A mere forty-four minutes later, the Assembly members emerged from conclave, only to have Arvin announce that the executive session would be continued on August 21.
“I’ll just jump right in here to put a little wrap on the executive session. We got a demand letter for paymen from the FTA, and there are several potential solutions and responses to that. So we asked staff to put together some additional information, because we could not arrive at a conclusion without knowing some additional details, so that will be the basis of the meeting on the 21st. “
The action was not a surprise. The Borough received a letter last week from the Federal Transportation Administration demanding payment on millions in federal transportation grants with a thirty day deadline for payment
The Assembly plans to continue it’s special meeting out of the public eye on August 21 during mid afternoon, although Assembly member Jim Sykes asked that the public be advised of the Borough’s potential liability be if the Borough has to pay the full 12 million dollar bill
“The demand letter says that if we don’t pay in thirty days, we have to pay whatever some federal published rate is, and then if we don’t pay in ninety days they will hit us with a 6% penalty. So I think that we should understand what our total liability could be. I hope we can work our way out of this and never have to pay this, but I think we should know what that number is, and the second thing is, we should know, if we did have to pay, where that money would come from. And I think that should be all public information.”
Deputy mayor Arvin said that information would be brought forward at the next meeting.

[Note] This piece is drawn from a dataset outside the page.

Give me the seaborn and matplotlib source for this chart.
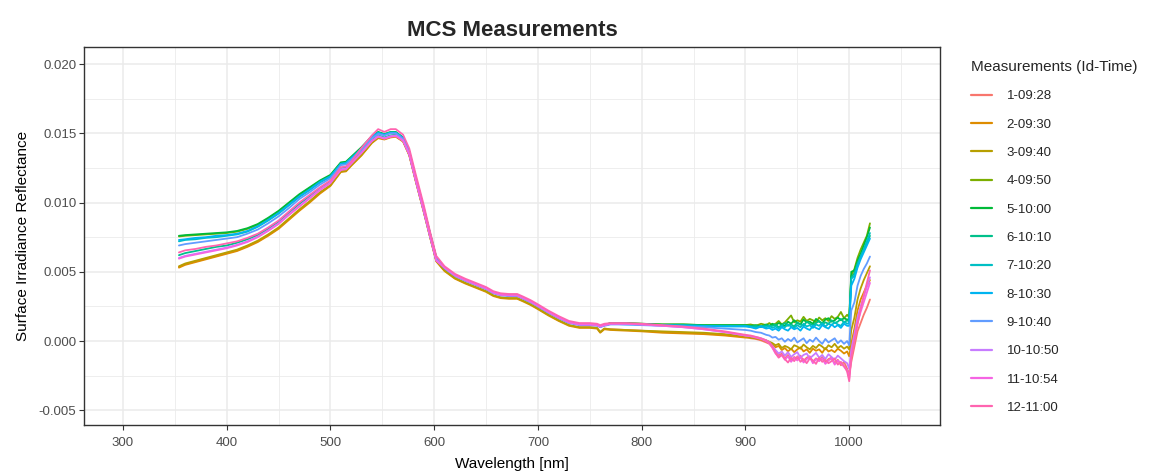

The MV Susitna was built with federal funds in a Ketchikan shipyard. It was touted in 2008 as the first E-craft, or expeditionary craft, a 195 foot catamaran able to transition from high speed hull to barge and back again. Originally, the ship was intended to be the first ice breaking ferry to ply the waters of Cook Inlet. And the Borough spent 6 million in FTA money on remodeling it for passenger use, while another 6 million went to pay for a ferry terminal building at Port MacKenzie, and for design, engineering and environmental work. But the plan hit a snag some years ago, when the Borough and the city of Anchorage could not agree on a location of a ferry dock on the Anchorage side of Knik Arm. The ferry has been docked in Ketchikan since, at Borough expense.